Here we will describe the Basil Pesto Turkey Grilled Sandwich recipe along with many delicious alternatives.
- 1 Ciabatta Bun, any variety
- 2-3 oz Turkey slices, whatever type you prefer. I like mesquite smoked.
- 1 slice Provolone cheese
- 1 tsp Basil Pesto, from the Italian dairy section or made from scratch. See recipe below.
- 1 tsp Mayonnaise, non-fat, low-fat, or regular - preferably garlic mayo. See recipe below.
- As much as you prefer Lettuce
- As many slices as you prefer Tomato
- Put sliced ciabatta bun in toaster and toast lightly.
- Place open-faced ciabatta buns on cookie sheet.
- Spread a light amount of basil pesto onto one side and garlic mayo onto the other.
- Add rolled (not flat) turkey slices onto one side of the bun and a slice of provolone onto the other.

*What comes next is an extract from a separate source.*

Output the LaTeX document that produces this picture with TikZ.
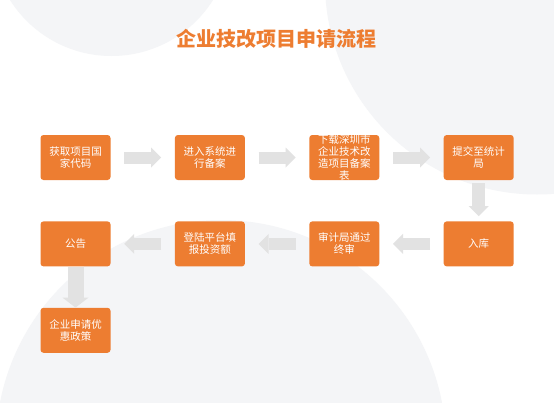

- Place under the broiler, set on Low, until the cheese melts.
- Remove. Move to a plate. Add lettuce, tomatoes, or any other vegetables (thinly sliced cucumbers, sprouts, peppers, etc).
- Unite the halves, and slice down the middle.
- Serve, and enjoy.
The beauty of this sandwich is how easy it is to tweak to your own taste. The foundation of the sandwich, with its perfect texture when grilled, is the ciabatta. You may prefer to:
- Alternate or eliminate meats.
- Choose a different cheese.
- Choose from a vast variety of thinly sliced vegetables.
- Vary your spreads.
Homemade Basil Pesto
If you're a true from-scratch-mama, you may be inclined to make the pesto yourself. If so, here's a great recipe. In blender or food processor, pulse to combine:
- 2 cups packed fresh basil
- 2 cloves garlic
- 1/2 cup pine nuts
- 2/3 cup extra virgin olive oil
- 1/2 cup freshly grated Pecorino or Parmesan cheese
- Kosher salt (or not) and freshly ground pepper to taste
Nutritional Benefits of Pesto
USDA Nutrient Data Laboratory reveals the following health benefits of basil pesto:
Olive oil provides omega-3 fatty acids, which protect the cardiovascular system against disease.
Garlic improves blood pressure by preventing blood lipids from sticking together.
Basil contains antioxidants, which protect healthy cells from toxins that cause disease, as well as Vitamins A and C important for eye health, skin health (helping generate collagen for skin repair), and support of our immune system.
Pine nuts contain healthy fats important for nervous system support.
Although the fat in regular mayonnaise is said to carry the garlic flavor better, I find the fat-free version just as satisfying. Here's a great recipe for garlic mayo. Mix together in a bowl:
- 1/2 cup mayo
- 1/2 tsp chili powder (or less or none)
- 1/2 tsp ground cumin
- 1 clove pressed garlic
- Salt (or not) and pepper to taste
This is such an easy sandwich recipe but with such complex tastes that I serve it to company, and they are always impressed.